Written task
Reproduce the data in its entirety, exactly as supplied.

Available data

*-*-*

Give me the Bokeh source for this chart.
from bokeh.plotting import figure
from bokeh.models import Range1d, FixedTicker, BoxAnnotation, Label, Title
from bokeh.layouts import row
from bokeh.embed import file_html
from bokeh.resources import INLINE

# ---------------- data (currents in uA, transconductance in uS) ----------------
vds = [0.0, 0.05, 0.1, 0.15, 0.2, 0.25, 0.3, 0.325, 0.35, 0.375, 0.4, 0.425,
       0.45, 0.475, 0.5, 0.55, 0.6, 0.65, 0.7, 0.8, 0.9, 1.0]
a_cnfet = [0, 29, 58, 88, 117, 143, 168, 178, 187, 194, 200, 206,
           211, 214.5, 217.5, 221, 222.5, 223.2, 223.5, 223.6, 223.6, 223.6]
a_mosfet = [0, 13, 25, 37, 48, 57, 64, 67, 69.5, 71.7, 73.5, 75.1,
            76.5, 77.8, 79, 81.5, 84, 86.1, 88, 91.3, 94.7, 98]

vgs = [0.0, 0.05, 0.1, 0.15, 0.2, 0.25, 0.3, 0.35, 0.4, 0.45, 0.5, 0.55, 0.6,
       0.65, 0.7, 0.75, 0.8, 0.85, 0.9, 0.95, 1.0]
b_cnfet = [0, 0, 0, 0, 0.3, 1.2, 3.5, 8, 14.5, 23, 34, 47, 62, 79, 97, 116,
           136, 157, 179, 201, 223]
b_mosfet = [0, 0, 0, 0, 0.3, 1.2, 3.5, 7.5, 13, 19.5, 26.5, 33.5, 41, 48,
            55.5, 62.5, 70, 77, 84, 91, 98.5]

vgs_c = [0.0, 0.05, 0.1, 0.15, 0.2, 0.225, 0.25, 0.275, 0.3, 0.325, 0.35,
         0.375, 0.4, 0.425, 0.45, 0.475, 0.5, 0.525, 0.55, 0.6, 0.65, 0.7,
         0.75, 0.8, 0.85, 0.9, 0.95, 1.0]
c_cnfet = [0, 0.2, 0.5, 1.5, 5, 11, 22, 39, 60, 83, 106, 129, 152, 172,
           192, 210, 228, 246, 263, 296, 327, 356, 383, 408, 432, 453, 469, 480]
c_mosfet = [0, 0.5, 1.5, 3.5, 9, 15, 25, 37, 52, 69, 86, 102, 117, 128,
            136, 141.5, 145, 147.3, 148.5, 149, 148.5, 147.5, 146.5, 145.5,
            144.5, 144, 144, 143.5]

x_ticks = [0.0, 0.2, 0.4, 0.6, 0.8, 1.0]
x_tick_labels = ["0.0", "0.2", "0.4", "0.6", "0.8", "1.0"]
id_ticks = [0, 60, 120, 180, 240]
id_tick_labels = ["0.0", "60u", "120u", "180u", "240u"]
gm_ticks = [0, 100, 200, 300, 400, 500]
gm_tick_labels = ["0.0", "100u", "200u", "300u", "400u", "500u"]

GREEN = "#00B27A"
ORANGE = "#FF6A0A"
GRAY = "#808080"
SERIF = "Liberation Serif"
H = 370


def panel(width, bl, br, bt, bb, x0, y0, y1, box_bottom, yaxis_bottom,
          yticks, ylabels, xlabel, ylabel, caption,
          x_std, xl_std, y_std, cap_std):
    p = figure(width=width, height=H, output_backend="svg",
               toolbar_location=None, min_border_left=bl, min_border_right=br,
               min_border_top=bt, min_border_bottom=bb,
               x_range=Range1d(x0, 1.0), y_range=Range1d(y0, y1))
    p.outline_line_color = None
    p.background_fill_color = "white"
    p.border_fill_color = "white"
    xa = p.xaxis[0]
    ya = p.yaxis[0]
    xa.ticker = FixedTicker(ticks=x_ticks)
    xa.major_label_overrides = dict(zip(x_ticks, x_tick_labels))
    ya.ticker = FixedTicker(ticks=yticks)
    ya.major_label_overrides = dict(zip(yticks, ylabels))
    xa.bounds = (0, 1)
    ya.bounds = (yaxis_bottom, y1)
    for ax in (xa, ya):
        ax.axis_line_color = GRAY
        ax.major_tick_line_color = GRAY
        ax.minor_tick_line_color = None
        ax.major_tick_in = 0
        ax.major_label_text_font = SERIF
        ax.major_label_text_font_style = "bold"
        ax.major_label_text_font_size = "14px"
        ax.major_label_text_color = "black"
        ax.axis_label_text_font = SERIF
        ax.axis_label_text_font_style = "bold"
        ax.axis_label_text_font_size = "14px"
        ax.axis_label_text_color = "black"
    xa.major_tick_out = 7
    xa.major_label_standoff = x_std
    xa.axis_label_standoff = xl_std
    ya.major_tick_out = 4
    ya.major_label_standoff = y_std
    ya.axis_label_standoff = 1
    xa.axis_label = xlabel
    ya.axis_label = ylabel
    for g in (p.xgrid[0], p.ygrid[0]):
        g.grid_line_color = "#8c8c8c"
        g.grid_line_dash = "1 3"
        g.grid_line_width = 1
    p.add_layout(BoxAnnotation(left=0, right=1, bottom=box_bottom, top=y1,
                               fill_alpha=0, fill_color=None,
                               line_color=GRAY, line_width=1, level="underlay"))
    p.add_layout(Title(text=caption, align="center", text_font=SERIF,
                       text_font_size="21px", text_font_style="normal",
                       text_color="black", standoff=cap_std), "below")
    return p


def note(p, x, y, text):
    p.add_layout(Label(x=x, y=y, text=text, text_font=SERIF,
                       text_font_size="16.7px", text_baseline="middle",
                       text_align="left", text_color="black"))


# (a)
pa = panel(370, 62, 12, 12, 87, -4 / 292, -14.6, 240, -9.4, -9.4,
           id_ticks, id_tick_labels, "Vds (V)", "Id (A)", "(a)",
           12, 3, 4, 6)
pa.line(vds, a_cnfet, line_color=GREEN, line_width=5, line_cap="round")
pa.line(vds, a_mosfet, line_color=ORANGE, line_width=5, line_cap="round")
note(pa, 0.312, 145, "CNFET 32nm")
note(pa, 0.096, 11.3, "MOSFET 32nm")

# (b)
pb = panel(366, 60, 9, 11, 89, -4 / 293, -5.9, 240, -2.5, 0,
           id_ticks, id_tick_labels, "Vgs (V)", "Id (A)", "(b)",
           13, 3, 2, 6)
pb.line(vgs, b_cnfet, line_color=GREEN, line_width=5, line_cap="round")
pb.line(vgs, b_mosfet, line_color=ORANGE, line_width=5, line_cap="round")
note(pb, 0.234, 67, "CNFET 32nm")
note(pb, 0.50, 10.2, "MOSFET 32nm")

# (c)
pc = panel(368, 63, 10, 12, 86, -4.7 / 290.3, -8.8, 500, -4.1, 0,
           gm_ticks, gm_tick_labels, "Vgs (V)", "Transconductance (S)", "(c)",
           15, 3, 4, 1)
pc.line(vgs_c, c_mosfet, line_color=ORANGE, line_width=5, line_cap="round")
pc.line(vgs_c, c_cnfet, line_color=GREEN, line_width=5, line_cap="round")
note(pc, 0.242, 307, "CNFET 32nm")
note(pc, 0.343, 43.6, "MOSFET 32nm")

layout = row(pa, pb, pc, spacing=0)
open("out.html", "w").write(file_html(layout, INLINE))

*-*-*

Written reply
Give me the Bokeh source for this chart.
from bokeh.plotting import figure
from bokeh.models import Range1d, FixedTicker, BoxAnnotation, Label, Title
from bokeh.layouts import row
from bokeh.embed import file_html
from bokeh.resources import INLINE

# ---------------- data (currents in uA, transconductance in uS) ----------------
vds = [0.0, 0.05, 0.1, 0.15, 0.2, 0.25, 0.3, 0.325, 0.35, 0.375, 0.4, 0.425,
       0.45, 0.475, 0.5, 0.55, 0.6, 0.65, 0.7, 0.8, 0.9, 1.0]
a_cnfet = [0, 29, 58, 88, 117, 143, 168, 178, 187, 194, 200, 206,
           211, 214.5, 217.5, 221, 222.5, 223.2, 223.5, 223.6, 223.6, 223.6]
a_mosfet = [0, 13, 25, 37, 48, 57, 64, 67, 69.5, 71.7, 73.5, 75.1,
            76.5, 77.8, 79, 81.5, 84, 86.1, 88, 91.3, 94.7, 98]

vgs = [0.0, 0.05, 0.1, 0.15, 0.2, 0.25, 0.3, 0.35, 0.4, 0.45, 0.5, 0.55, 0.6,
       0.65, 0.7, 0.75, 0.8, 0.85, 0.9, 0.95, 1.0]
b_cnfet = [0, 0, 0, 0, 0.3, 1.2, 3.5, 8, 14.5, 23, 34, 47, 62, 79, 97, 116,
           136, 157, 179, 201, 223]
b_mosfet = [0, 0, 0, 0, 0.3, 1.2, 3.5, 7.5, 13, 19.5, 26.5, 33.5, 41, 48,
            55.5, 62.5, 70, 77, 84, 91, 98.5]

vgs_c = [0.0, 0.05, 0.1, 0.15, 0.2, 0.225, 0.25, 0.275, 0.3, 0.325, 0.35,
         0.375, 0.4, 0.425, 0.45, 0.475, 0.5, 0.525, 0.55, 0.6, 0.65, 0.7,
         0.75, 0.8, 0.85, 0.9, 0.95, 1.0]
c_cnfet = [0, 0.2, 0.5, 1.5, 5, 11, 22, 39, 60, 83, 106, 129, 152, 172,
           192, 210, 228, 246, 263, 296, 327, 356, 383, 408, 432, 453, 469, 480]
c_mosfet = [0, 0.5, 1.5, 3.5, 9, 15, 25, 37, 52, 69, 86, 102, 117, 128,
            136, 141.5, 145, 147.3, 148.5, 149, 148.5, 147.5, 146.5, 145.5,
            144.5, 144, 144, 143.5]

x_ticks = [0.0, 0.2, 0.4, 0.6, 0.8, 1.0]
x_tick_labels = ["0.0", "0.2", "0.4", "0.6", "0.8", "1.0"]
id_ticks = [0, 60, 120, 180, 240]
id_tick_labels = ["0.0", "60u", "120u", "180u", "240u"]
gm_ticks = [0, 100, 200, 300, 400, 500]
gm_tick_labels = ["0.0", "100u", "200u", "300u", "400u", "500u"]

GREEN = "#00B27A"
ORANGE = "#FF6A0A"
GRAY = "#808080"
SERIF = "Liberation Serif"
H = 370


def panel(width, bl, br, bt, bb, x0, y0, y1, box_bottom, yaxis_bottom,
          yticks, ylabels, xlabel, ylabel, caption,
          x_std, xl_std, y_std, cap_std):
    p = figure(width=width, height=H, output_backend="svg",
               toolbar_location=None, min_border_left=bl, min_border_right=br,
               min_border_top=bt, min_border_bottom=bb,
               x_range=Range1d(x0, 1.0), y_range=Range1d(y0, y1))
    p.outline_line_color = None
    p.background_fill_color = "white"
    p.border_fill_color = "white"
    xa = p.xaxis[0]
    ya = p.yaxis[0]
    xa.ticker = FixedTicker(ticks=x_ticks)
    xa.major_label_overrides = dict(zip(x_ticks, x_tick_labels))
    ya.ticker = FixedTicker(ticks=yticks)
    ya.major_label_overrides = dict(zip(yticks, ylabels))
    xa.bounds = (0, 1)
    ya.bounds = (yaxis_bottom, y1)
    for ax in (xa, ya):
        ax.axis_line_color = GRAY
        ax.major_tick_line_color = GRAY
        ax.minor_tick_line_color = None
        ax.major_tick_in = 0
        ax.major_label_text_font = SERIF
        ax.major_label_text_font_style = "bold"
        ax.major_label_text_font_size = "14px"
        ax.major_label_text_color = "black"
        ax.axis_label_text_font = SERIF
        ax.axis_label_text_font_style = "bold"
        ax.axis_label_text_font_size = "14px"
        ax.axis_label_text_color = "black"
    xa.major_tick_out = 7
    xa.major_label_standoff = x_std
    xa.axis_label_standoff = xl_std
    ya.major_tick_out = 4
    ya.major_label_standoff = y_std
    ya.axis_label_standoff = 1
    xa.axis_label = xlabel
    ya.axis_label = ylabel
    for g in (p.xgrid[0], p.ygrid[0]):
        g.grid_line_color = "#8c8c8c"
        g.grid_line_dash = "1 3"
        g.grid_line_width = 1
    p.add_layout(BoxAnnotation(left=0, right=1, bottom=box_bottom, top=y1,
                               fill_alpha=0, fill_color=None,
                               line_color=GRAY, line_width=1, level="underlay"))
    p.add_layout(Title(text=caption, align="center", text_font=SERIF,
                       text_font_size="21px", text_font_style="normal",
                       text_color="black", standoff=cap_std), "below")
    return p


def note(p, x, y, text):
    p.add_layout(Label(x=x, y=y, text=text, text_font=SERIF,
                       text_font_size="16.7px", text_baseline="middle",
                       text_align="left", text_color="black"))


# (a)
pa = panel(370, 62, 12, 12, 87, -4 / 292, -14.6, 240, -9.4, -9.4,
           id_ticks, id_tick_labels, "Vds (V)", "Id (A)", "(a)",
           12, 3, 4, 6)
pa.line(vds, a_cnfet, line_color=GREEN, line_width=5, line_cap="round")
pa.line(vds, a_mosfet, line_color=ORANGE, line_width=5, line_cap="round")
note(pa, 0.312, 145, "CNFET 32nm")
note(pa, 0.096, 11.3, "MOSFET 32nm")

# (b)
pb = panel(366, 60, 9, 11, 89, -4 / 293, -5.9, 240, -2.5, 0,
           id_ticks, id_tick_labels, "Vgs (V)", "Id (A)", "(b)",
           13, 3, 2, 6)
pb.line(vgs, b_cnfet, line_color=GREEN, line_width=5, line_cap="round")
pb.line(vgs, b_mosfet, line_color=ORANGE, line_width=5, line_cap="round")
note(pb, 0.234, 67, "CNFET 32nm")
note(pb, 0.50, 10.2, "MOSFET 32nm")

# (c)
pc = panel(368, 63, 10, 12, 86, -4.7 / 290.3, -8.8, 500, -4.1, 0,
           gm_ticks, gm_tick_labels, "Vgs (V)", "Transconductance (S)", "(c)",
           15, 3, 4, 1)
pc.line(vgs_c, c_mosfet, line_color=ORANGE, line_width=5, line_cap="round")
pc.line(vgs_c, c_cnfet, line_color=GREEN, line_width=5, line_cap="round")
note(pc, 0.242, 307, "CNFET 32nm")
note(pc, 0.343, 43.6, "MOSFET 32nm")

layout = row(pa, pb, pc, spacing=0)
open("out.html", "w").write(file_html(layout, INLINE))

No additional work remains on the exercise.